New Jewish Agenda and American Friends Service Committee (AFSC) co-sponsored a national speaking tour (in 1984) of Peace Now leader Mordechai Bar-on (a former IDF officer and member of Israeli Knesset) and Mohammed Milhem (deposed West Bank Palestinian Mayor), resulting in a PBS television special, "The Arab and the Israeli". These speaking tour dialogues were followed by local discussions between American Jewish and Arab communities. NJA also sponsored a tour of a founding member of the Committee Against the War in Lebanon and a member of the Israeli Committee in Solidarity with Bir Zeit University.

===Worldwide Nuclear Disarmament Taskforce===
NJA successfully lobbied a resolution to the 1982 General Assembly of the Council of Jewish Federations (CJF), for the passage of a multi-lateral nuclear arms freeze.
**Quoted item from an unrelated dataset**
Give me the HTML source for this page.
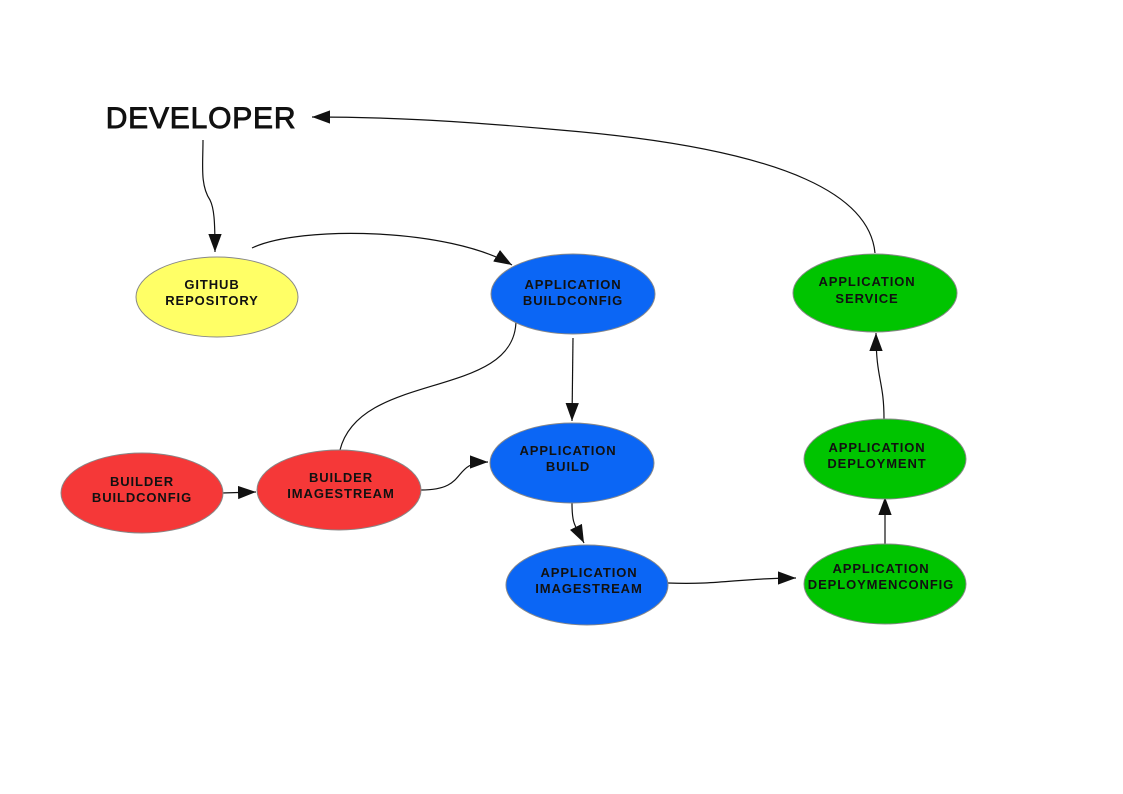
<!DOCTYPE html>
<html><head><meta charset="utf-8"><style>
html,body{margin:0;padding:0;background:#fff;}
svg{display:block;}
text{font-family:"Liberation Sans",Arial,sans-serif;font-weight:bold;font-size:13px;fill:#111;text-anchor:middle;letter-spacing:0.9px;}
</style></head><body>
<svg width="1123" height="794" viewBox="0 0 1123 794" xmlns="http://www.w3.org/2000/svg">
<defs>
<marker id="a" viewBox="0 0 10 10" refX="10" refY="5" markerWidth="18" markerHeight="18" markerUnits="userSpaceOnUse" orient="auto">
<path d="M0,1.3 L10,5 L0,8.7 z" fill="#111"/></marker>
</defs>
<g fill="none" stroke="#111" stroke-width="1.2">
<path d="M203,140 C203,165 200,185 210,200 C214,208 215,220 215,252" marker-end="url(#a)"/>
<path d="M252,248 C300,225 450,228 512,265" marker-end="url(#a)"/>
<path d="M875,253 C870,200 800,150 560,130 C450,120 380,117 312,117" marker-end="url(#a)"/>
<path d="M573,338 L572,421" marker-end="url(#a)"/>
<path d="M516,320 C516,400 360,370 340,450"/>
<path d="M222,493 L256,492" marker-end="url(#a)"/>
<path d="M421,490 C470,490 450,462 488,462" marker-end="url(#a)"/>
<path d="M572,503 C572,525 575,525 584,543" marker-end="url(#a)"/>
<path d="M668,583 C720,585 740,578 796,578" marker-end="url(#a)"/>
<path d="M885,544 L885,497" marker-end="url(#a)"/>
<path d="M884,419 C884,380 876,380 876,333" marker-end="url(#a)"/>
</g>
<g stroke="#888" stroke-width="1">
<ellipse cx="217" cy="297" rx="81" ry="40" fill="#ffff66"/>
<ellipse cx="573" cy="294" rx="82" ry="40" fill="#0b66f5"/>
<ellipse cx="875" cy="293" rx="82" ry="39" fill="#00c400"/>
<ellipse cx="142" cy="493" rx="81" ry="40" fill="#f53838"/>
<ellipse cx="339" cy="490" rx="82" ry="40" fill="#f53838"/>
<ellipse cx="572" cy="463" rx="82" ry="40" fill="#0b66f5"/>
<ellipse cx="885" cy="459" rx="81" ry="40" fill="#00c400"/>
<ellipse cx="587" cy="585" rx="81" ry="40" fill="#0b66f5"/>
<ellipse cx="885" cy="584" rx="81" ry="40" fill="#00c400"/>
</g>
<text x="201" y="128" style="font-size:30px;font-weight:normal;letter-spacing:0.8px;" stroke="#111" stroke-width="0.9">DEVELOPER</text>
<text x="212" y="289">GITHUB</text><text x="212" y="305">REPOSITORY</text>
<text x="573" y="289">APPLICATION</text><text x="573" y="305">BUILDCONFIG</text>
<text x="867" y="286">APPLICATION</text><text x="867" y="303">SERVICE</text>
<text x="142" y="486">BUILDER</text><text x="142" y="502">BUILDCONFIG</text>
<text x="341" y="482">BUILDER</text><text x="341" y="498">IMAGESTREAM</text>
<text x="568" y="455">APPLICATION</text><text x="568" y="471">BUILD</text>
<text x="877" y="452">APPLICATION</text><text x="877" y="468">DEPLOYMENT</text>
<text x="589" y="577">APPLICATION</text><text x="589" y="593">IMAGESTREAM</text>
<text x="881" y="573">APPLICATION</text><text x="881" y="589">DEPLOYMENCONFIG</text>
</svg>
</body></html>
The CJF resolution had powerful effects in the larger Jewish community, prompting other major Jewish organizations, including the American Jewish Congress and B'nai Brith, to issue similar statements. Arthur Waskow formed another Jewish organization, The Shalom Center, in 1983 to focus on peace and anti-nuclear activism from a Jewish perspective.

In 1981, observance of Tisha B'Av coincided with the anniversary of the atomic bombing of Nagasaki by the U.S. during World War II. The occasion was marked by NJA with traditional observance of Tisha B'Av near the White House and the Soviet Embassy. These were buildings symbolic of the nuclear super-powers, thus marking the shared symbolism of the potential danger of world-destruction. In 1984, NJA chapters sponsored scores of Sukkat Shalom (Shelter of Peace) and Rainbow Sign celebrations, linking traditional Jewish observances with the call for nuclear disarmament. NJA built a sukkah in Lafayette Park across from the White House in order to draw attention to their anti-nuclear organizing.
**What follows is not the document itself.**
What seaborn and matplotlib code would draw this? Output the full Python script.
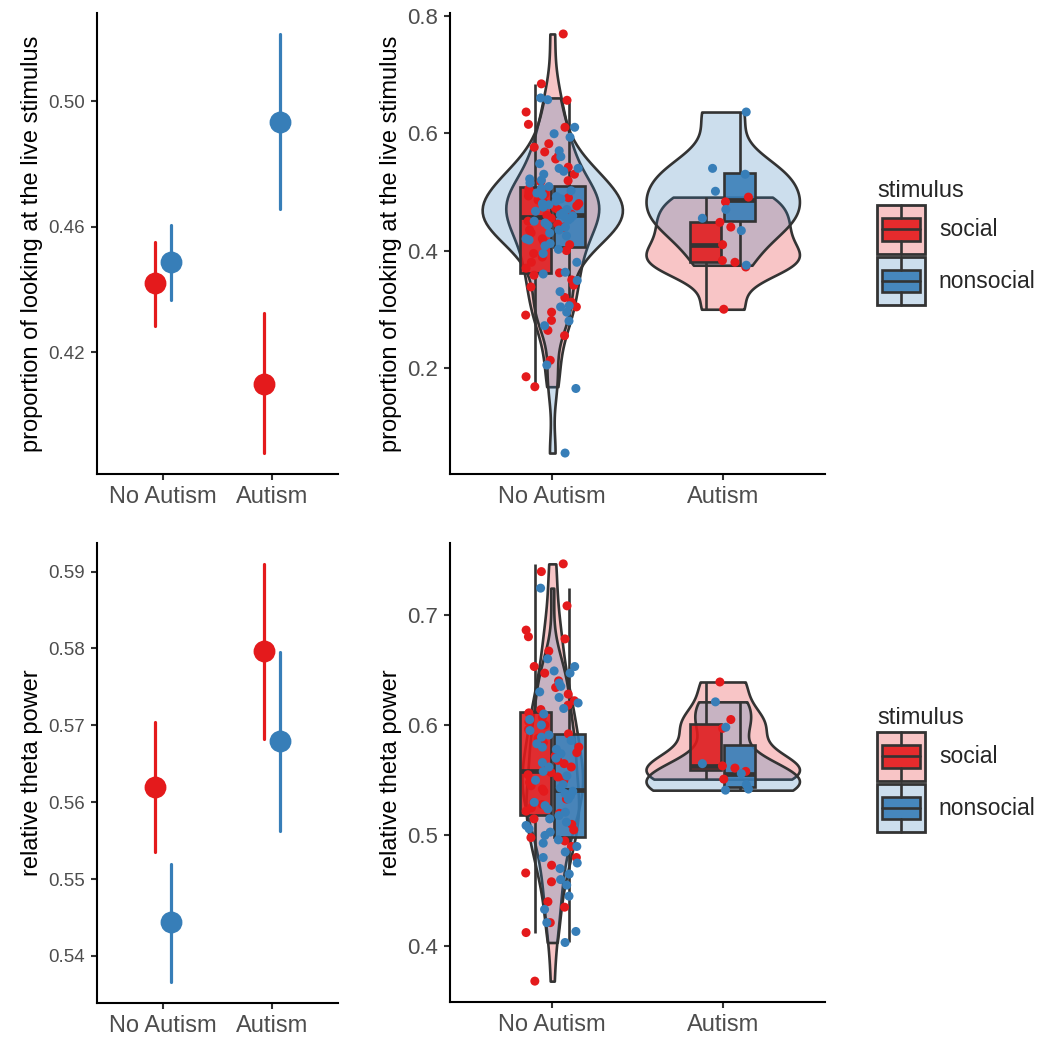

500 NJA members marched in the June 12, 1982 Disarmament Rally in New York, which was at that time the largest Disarmament Rally in American history. In 1985, NJA brought a large delegation to the Mobilization for Justice and Peace in Washington, DC. In 1986, NJA co-sponsored the Boston University conference "Judaism, War and the Nuclear Arms Race".

Following a 1986 Shalom Center Training Institute for disarmament activists, taskforce members became increasingly interested in making connections between disarmament and human rights issues, especially as applied to solidarity with Soviet Jewry, including participation in a demonstration on the Mall in Washington in December 1987, on the eve of a Ronald Reagan-Mikhail Gorbachev summit. At the time, Soviet Jews were facing anti-Semitism and political repression while struggling to emigrate in large numbers to the U.S. and Israel.
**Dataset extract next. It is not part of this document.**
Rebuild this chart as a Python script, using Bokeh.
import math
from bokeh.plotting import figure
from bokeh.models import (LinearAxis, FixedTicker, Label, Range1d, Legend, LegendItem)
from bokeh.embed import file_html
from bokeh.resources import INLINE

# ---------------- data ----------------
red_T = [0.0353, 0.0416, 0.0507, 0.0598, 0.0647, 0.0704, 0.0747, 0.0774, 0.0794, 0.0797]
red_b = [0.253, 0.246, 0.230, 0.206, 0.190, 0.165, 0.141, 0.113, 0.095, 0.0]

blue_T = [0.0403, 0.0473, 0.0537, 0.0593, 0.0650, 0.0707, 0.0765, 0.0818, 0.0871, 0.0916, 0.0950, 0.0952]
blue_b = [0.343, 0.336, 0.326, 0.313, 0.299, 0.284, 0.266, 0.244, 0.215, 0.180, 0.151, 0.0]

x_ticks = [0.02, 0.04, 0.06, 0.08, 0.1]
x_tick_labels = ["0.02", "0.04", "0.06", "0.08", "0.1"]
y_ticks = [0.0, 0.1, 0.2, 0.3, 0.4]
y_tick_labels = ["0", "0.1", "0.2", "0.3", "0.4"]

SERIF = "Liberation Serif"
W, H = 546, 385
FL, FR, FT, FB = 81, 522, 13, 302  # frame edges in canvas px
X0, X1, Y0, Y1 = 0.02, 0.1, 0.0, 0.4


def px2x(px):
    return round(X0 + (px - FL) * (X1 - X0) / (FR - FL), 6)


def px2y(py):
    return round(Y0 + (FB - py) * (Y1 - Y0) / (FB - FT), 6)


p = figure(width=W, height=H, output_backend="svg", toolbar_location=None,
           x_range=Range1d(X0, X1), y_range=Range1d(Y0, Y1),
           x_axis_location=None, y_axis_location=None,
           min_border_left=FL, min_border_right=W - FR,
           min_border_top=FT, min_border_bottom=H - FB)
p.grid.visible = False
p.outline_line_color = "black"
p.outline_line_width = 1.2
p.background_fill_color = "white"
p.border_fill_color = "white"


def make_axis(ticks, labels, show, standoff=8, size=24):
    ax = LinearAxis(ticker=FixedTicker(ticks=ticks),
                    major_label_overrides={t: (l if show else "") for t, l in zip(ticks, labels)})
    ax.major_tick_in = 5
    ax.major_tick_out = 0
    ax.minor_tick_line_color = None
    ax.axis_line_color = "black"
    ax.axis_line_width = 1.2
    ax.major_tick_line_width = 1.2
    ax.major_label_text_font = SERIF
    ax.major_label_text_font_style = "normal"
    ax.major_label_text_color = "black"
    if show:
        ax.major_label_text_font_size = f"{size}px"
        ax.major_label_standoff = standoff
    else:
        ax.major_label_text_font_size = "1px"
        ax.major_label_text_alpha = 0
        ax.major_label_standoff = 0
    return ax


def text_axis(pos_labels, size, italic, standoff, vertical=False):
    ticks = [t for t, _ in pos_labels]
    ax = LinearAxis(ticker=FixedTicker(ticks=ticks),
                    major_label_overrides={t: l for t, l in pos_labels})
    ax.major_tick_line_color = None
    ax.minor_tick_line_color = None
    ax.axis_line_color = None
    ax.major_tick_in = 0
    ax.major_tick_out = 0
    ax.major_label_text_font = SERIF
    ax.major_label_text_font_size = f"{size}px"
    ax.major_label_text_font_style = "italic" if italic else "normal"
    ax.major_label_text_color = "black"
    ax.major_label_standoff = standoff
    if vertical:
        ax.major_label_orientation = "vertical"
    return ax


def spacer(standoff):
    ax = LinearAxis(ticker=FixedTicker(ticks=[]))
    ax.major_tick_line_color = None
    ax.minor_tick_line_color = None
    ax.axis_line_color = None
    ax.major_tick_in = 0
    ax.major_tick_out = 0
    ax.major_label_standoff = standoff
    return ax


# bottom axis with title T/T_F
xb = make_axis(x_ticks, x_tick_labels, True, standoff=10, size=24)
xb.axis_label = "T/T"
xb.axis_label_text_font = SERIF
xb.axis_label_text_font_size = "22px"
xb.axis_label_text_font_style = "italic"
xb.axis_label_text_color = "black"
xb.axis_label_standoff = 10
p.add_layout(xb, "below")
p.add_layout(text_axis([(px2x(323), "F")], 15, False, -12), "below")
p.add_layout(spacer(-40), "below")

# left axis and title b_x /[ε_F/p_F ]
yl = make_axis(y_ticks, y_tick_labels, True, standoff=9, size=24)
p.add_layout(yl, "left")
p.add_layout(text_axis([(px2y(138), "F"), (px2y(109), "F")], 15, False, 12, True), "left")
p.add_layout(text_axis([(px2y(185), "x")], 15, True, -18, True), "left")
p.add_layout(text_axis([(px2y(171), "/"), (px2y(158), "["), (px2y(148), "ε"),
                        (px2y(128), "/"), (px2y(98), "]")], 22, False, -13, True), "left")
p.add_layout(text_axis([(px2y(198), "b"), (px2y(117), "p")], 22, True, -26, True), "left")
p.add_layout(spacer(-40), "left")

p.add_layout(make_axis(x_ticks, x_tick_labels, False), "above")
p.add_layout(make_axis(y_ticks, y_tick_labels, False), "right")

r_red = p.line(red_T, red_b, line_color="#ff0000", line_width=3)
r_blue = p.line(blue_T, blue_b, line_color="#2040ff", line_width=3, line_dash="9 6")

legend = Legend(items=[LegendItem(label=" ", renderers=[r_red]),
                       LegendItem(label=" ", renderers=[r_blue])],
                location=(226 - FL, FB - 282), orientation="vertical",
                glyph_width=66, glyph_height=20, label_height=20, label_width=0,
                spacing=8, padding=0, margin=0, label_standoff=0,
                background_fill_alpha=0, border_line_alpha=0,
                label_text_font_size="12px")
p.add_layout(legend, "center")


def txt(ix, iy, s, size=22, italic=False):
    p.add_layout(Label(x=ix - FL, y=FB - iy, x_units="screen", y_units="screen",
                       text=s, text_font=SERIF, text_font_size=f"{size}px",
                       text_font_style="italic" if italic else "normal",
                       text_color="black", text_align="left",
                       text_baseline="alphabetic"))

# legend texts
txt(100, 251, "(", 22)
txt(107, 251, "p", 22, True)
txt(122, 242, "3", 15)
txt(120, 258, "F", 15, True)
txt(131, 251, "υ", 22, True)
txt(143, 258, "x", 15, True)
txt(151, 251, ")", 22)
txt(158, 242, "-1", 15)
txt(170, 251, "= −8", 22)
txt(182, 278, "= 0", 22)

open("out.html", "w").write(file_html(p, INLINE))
===Central American Solidarity Taskforce===
NJA sponsored a 1984 delegation of national Jewish leaders to Nicaragua to examine human rights conditions and investigate U.S. Government allegations of anti-Semitic policies pursued by the Sandinista government. The delegation came back with a report that the Sandinistas were not engaging in anti-Semitic behavior or policies and in fact that Nicaragua was willing to resume diplomatic talks with Israel and to oppose any forms of anti-Semitism. Through widespread publicity, the 1984 delegation was able to make great strides in discrediting the Reagan administration's attempts to mobilize the American Jewish community support for the Contras. NJA sent down many more delegations to Central America, joined with other peace groups for lobbying and speaking out against U.S. aid to the Contras, and represented the Jewish community in both the Pledge of Resistance coalition and the Inter-Religious Task Force on Central America.

NJA took special notice of the Sanctuary movement, which had formerly been a movement of progressive churches, inspired by the Liberation Theology movement. In less than a year, over twenty synagogues were active in the sanctuary movement. This was accomplished in part by distributing educational packets on the issues to over 2,000 rabbis and synagogues and by publishing articles and letters to the editor. NJA also distributed two brochures about the concerns that had kept progressive Jews from responding to Central American crisis and the scriptural commandments that obligate Jews to harbor the persecuted and protect them from harm.

In 1986, NJA sponsored national speaking tours by three rabbis whose congregations have offered sanctuary to Central American refugees. Agenda's "Jewish Witness for Peace" delegation created a 30-minute video called "Crossing Borders" which was distributed within the Jewish community as an educational tool.

==Post-Agenda==

New Jewish Agenda was a leadership incubator which contributed to the formation of many more focused and single-issue organizations before it shut down in 1992. There is no conclusive agreement as to the reasons behind NJA's official disbanding, but it is thought to have been in large part due to long-term debt, at one point reaching $60,000 and possibly higher. NJA was also isolated because the mainstream Jewish community did not agree with its positions regarding Israel/Palestine and the status of Lesbian and Gay Jews. NJA helped with the development of other left wing Jewish organizations, including Americans for Peace Now, The New Israel Fund, Jewish Fund for Justice, The Shalom Center, The Shefa Fund, Bridges Journal, American Friends of Neve Shalom, Brit Tzedek v'Shalom, Bat Shalom, and The Abraham Fund. It also built liaisons with older organizations such as the Jewish Peace Fellowship.